What is expected:
Locate the lines that hold the string "this". Copy every such line.

Dataset:
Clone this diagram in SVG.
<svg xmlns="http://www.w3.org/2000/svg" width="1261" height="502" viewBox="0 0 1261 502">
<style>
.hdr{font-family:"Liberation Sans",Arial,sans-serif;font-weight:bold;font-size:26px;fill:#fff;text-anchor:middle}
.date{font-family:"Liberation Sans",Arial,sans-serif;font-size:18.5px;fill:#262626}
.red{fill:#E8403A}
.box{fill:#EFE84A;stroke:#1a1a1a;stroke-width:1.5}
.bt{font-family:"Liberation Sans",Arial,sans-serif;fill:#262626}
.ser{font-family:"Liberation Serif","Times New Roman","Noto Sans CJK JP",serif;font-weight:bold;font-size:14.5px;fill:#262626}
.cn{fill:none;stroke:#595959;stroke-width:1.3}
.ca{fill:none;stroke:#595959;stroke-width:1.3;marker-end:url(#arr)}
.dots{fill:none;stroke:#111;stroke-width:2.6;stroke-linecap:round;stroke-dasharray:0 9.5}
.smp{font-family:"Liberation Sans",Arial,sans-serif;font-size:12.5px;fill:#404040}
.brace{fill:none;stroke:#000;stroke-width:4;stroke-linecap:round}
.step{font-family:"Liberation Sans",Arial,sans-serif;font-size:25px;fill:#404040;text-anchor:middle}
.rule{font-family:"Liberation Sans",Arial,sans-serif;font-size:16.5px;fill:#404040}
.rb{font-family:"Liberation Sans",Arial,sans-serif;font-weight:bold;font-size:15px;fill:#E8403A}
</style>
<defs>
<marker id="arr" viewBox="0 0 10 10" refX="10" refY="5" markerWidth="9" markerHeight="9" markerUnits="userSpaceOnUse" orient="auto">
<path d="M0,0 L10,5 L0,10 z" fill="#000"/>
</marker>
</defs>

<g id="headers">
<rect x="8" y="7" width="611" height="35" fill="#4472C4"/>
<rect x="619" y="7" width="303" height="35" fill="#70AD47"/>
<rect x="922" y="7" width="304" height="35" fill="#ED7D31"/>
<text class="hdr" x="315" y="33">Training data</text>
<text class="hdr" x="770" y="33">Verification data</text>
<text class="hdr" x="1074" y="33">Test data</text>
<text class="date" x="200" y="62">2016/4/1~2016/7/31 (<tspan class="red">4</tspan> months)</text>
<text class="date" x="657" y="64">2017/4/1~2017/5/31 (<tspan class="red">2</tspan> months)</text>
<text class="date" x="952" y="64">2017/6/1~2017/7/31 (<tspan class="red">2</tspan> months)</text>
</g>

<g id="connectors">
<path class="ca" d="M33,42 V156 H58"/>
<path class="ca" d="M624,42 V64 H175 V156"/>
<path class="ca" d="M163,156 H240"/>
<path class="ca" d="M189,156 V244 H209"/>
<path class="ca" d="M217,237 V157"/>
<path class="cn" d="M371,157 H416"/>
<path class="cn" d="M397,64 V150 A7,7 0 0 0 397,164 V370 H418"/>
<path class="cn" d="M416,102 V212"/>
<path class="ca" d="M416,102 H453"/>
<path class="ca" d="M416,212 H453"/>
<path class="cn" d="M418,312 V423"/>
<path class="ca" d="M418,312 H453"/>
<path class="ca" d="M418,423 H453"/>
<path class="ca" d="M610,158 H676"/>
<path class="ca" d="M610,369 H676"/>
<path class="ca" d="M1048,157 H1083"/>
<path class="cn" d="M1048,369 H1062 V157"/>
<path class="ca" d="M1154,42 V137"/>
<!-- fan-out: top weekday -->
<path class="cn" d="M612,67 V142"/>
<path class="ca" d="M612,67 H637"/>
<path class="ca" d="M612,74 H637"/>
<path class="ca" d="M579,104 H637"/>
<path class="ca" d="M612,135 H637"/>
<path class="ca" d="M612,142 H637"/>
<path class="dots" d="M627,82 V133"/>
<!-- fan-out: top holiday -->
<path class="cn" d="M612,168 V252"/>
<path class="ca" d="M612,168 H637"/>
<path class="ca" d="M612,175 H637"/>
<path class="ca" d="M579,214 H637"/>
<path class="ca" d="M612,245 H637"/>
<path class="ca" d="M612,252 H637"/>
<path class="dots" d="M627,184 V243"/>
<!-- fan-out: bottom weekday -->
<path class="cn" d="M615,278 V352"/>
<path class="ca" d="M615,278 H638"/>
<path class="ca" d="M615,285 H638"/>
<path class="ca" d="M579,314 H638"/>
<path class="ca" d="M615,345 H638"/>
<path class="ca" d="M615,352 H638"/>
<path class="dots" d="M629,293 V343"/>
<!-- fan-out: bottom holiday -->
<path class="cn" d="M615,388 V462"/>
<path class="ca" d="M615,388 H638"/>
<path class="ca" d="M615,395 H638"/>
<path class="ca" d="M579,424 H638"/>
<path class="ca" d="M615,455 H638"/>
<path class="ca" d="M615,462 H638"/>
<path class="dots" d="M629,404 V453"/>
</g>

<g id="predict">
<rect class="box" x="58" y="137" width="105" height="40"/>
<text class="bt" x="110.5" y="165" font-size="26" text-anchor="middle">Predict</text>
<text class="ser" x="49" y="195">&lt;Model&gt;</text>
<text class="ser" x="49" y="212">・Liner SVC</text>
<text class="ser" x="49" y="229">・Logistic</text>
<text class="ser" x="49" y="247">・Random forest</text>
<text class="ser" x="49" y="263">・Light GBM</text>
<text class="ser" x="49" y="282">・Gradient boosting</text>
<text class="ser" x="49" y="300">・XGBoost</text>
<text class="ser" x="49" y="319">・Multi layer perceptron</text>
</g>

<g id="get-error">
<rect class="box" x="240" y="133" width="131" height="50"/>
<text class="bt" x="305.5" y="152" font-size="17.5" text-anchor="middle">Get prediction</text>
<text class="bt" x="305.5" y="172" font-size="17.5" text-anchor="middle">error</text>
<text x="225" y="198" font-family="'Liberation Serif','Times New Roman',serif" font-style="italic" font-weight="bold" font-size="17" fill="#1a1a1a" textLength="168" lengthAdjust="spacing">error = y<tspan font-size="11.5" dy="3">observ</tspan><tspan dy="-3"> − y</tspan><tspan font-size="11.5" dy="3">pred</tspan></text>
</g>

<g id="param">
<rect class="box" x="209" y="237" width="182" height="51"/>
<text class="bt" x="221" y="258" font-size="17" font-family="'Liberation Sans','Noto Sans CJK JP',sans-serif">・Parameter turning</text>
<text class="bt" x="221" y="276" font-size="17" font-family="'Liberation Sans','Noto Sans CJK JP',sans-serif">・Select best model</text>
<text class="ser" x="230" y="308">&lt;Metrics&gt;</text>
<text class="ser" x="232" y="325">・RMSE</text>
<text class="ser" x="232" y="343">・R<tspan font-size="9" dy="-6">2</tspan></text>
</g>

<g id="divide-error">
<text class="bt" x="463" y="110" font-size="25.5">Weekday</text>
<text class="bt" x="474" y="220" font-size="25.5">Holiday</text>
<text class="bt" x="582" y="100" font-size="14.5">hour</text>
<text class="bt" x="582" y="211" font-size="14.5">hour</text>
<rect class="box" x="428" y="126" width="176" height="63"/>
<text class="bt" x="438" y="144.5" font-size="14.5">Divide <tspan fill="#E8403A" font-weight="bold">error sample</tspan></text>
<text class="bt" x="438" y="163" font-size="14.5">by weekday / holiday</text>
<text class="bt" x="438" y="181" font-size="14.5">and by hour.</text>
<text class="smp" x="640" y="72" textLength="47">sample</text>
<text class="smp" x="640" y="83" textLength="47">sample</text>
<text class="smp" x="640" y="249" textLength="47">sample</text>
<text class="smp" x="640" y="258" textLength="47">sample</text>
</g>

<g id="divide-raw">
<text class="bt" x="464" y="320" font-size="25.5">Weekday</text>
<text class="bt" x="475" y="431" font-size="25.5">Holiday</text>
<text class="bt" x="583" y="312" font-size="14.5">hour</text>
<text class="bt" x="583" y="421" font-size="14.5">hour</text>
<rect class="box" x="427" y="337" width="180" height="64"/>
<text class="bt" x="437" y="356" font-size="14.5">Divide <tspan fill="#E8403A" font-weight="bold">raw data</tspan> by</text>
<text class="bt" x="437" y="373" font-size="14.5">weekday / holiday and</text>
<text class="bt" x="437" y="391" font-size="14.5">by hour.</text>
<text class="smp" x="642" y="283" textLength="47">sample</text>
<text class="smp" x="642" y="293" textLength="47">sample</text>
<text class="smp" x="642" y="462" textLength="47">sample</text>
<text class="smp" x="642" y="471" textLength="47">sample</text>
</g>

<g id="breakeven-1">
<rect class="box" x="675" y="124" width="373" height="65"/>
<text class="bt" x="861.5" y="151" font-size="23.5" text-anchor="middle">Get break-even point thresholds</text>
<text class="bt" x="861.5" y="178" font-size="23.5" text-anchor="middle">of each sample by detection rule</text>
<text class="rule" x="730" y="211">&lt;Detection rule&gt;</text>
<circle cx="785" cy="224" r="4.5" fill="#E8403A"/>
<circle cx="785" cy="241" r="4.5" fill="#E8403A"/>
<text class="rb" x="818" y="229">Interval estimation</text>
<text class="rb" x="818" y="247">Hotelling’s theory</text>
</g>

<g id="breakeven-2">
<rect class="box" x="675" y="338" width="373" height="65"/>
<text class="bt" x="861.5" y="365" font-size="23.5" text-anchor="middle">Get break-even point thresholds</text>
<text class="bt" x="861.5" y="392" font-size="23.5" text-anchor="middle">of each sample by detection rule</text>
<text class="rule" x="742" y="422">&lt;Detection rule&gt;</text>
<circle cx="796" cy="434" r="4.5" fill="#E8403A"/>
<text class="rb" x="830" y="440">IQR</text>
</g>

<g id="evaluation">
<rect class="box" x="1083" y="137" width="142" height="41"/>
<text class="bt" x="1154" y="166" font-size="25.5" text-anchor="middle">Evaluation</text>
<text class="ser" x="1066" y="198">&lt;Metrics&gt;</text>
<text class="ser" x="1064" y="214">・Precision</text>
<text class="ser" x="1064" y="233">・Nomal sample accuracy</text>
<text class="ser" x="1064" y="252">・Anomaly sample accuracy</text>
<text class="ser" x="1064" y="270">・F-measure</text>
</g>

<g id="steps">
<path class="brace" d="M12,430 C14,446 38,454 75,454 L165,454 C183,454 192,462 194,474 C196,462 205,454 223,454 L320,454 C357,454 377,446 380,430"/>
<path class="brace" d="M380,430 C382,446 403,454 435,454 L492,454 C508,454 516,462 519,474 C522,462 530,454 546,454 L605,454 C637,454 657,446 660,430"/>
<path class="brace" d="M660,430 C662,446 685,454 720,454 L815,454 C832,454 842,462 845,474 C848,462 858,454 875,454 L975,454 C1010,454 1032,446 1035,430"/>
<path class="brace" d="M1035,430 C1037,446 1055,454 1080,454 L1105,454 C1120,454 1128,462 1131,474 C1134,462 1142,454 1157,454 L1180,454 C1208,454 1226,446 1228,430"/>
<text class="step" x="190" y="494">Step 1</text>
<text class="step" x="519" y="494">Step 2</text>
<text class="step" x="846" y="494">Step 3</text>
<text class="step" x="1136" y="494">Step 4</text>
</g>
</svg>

...

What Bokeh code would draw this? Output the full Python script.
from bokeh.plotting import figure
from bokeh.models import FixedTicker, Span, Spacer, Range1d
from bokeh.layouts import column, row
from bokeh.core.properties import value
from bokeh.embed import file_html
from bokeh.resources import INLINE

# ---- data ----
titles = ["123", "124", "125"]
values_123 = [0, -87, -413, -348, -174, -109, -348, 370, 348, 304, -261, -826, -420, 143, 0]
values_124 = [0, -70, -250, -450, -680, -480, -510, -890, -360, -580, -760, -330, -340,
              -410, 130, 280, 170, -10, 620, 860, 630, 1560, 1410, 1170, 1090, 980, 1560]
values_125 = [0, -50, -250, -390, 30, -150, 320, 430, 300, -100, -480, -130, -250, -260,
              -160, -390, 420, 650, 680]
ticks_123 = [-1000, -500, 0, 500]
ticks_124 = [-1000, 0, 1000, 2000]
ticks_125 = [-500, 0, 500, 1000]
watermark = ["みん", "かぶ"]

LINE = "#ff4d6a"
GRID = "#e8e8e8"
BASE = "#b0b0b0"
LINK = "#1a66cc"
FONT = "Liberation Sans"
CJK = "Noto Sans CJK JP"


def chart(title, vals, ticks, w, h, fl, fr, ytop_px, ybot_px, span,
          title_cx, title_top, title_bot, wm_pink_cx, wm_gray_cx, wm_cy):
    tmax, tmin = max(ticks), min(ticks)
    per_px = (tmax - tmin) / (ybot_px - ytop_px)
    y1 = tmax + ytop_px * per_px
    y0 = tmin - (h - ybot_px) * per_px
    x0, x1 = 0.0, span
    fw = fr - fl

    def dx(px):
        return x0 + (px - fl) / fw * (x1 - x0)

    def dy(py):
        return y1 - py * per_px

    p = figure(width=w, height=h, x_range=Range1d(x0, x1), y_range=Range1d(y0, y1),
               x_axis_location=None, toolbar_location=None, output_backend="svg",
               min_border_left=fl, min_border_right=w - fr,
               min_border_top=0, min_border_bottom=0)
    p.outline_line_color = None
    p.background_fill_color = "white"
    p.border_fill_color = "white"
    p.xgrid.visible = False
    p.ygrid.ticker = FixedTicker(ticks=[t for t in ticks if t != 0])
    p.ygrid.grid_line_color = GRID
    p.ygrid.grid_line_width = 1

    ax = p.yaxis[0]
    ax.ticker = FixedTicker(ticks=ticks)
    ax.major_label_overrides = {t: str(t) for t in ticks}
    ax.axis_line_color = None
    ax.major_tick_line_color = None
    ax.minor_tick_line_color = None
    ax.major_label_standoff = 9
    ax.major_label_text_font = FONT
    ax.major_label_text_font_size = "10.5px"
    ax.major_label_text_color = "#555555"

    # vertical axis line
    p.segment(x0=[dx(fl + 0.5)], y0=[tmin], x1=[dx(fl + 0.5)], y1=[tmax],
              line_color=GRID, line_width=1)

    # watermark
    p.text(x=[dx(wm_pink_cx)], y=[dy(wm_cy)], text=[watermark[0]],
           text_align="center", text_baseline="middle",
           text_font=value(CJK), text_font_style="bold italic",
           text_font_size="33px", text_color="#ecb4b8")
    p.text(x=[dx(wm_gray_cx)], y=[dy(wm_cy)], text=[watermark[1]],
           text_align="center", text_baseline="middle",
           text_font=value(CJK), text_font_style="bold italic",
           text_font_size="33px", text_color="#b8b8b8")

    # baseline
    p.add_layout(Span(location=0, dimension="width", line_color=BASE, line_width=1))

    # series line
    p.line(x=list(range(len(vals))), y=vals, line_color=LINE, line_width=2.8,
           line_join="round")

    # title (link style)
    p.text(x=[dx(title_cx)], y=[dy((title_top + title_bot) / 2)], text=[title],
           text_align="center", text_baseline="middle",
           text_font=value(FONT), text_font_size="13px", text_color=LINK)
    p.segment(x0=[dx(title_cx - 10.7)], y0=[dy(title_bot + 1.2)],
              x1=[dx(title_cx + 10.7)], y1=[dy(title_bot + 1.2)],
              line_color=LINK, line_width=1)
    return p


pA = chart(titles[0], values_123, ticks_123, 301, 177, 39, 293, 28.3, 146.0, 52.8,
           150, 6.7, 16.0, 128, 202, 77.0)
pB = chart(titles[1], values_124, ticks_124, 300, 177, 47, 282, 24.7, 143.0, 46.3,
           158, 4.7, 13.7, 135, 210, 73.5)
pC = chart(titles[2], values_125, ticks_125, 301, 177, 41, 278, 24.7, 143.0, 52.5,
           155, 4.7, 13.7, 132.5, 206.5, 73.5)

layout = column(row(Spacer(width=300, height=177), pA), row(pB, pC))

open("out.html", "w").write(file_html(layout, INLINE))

Worked answer:
Clone this diagram in SVG.
What Bokeh code would draw this? Output the full Python script.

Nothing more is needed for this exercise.